Enfin le jour de la chute se leva. Vingt mille spectateurs faisaient de la rue de la Paix et de la rue de Castiglione une fourmilière humaine. Sur la place, les états-majors montraient leurs brillants uniformes. A tous les balcons de la place Vendôme, des officiers, des membres de la Commune écharpés de rouge. Les musiques jouaient la Marseillaise et le Chant du départ. Du haut du monument, de solides cordages, reliés à un cabestan posé à l'entrée de la rue de la Paix, pendaient.
Une première fois, le cabestan se rompit. On crut que tout était à refaire; mais à cinq heures et demie, le mal était réparé. Une seconde fois, les cordes se tendirent, et, dans le silence d'une universelle émotion, la Colonne oscilla. On la vit distinctement se briser dans la courbe qu'elle décrivit. Un formidable "ouff", un sifflement étouffé, puis un nuage de poussière... La foule se ruait déjà sur le cadavre... Sur le lit de fascines et de fumier, la Colonne gisait, les bas-reliefs écrasés et brisés. César s'était cassé le bras, et sa tête laurée, séparée du tronc, avait roulé à quelques mètres sur le pavé...
Cinq jours après, l'armée de Versailles entrait dans Paris. Elle rencontra devant elle cette ruine immense, le Napoléon gisant avec sa tête décollée, la face contre terre... On ramassa le mort, on le porta avec ses bas-reliefs, à la Monnaie...

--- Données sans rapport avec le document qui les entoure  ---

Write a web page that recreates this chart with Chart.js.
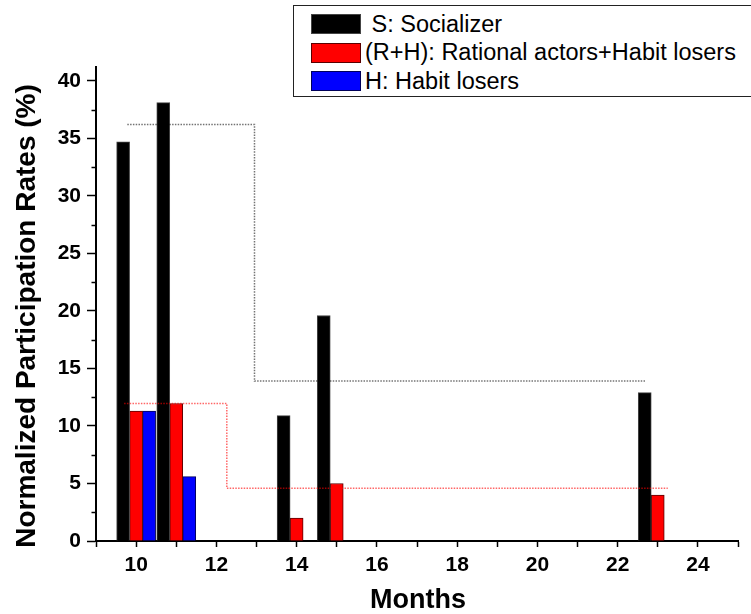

Quatre ans après, la Colonne était rétablie sur son piédestal et le peintre Courbet condamné à rembourser à l'Etat la somme de 323.091,69 fr. par annuités de 10.000 francs! ses tableaux furent saisis et vendus. On vendit jusqu'à ses palettes et ses brosses, et aussi le rouet qui avait servi de modèle à la célèbre Fileuse endormie. Le grand artiste, désespéré, se retira en Suisse, à la Tour de Peilz, près de Vevey, où il mourut en 1877 et où il repose.

                                                                                                           Maxime Vuillaume.

Mon Dimanche, revue populaire illustrée, 3 mai 1903.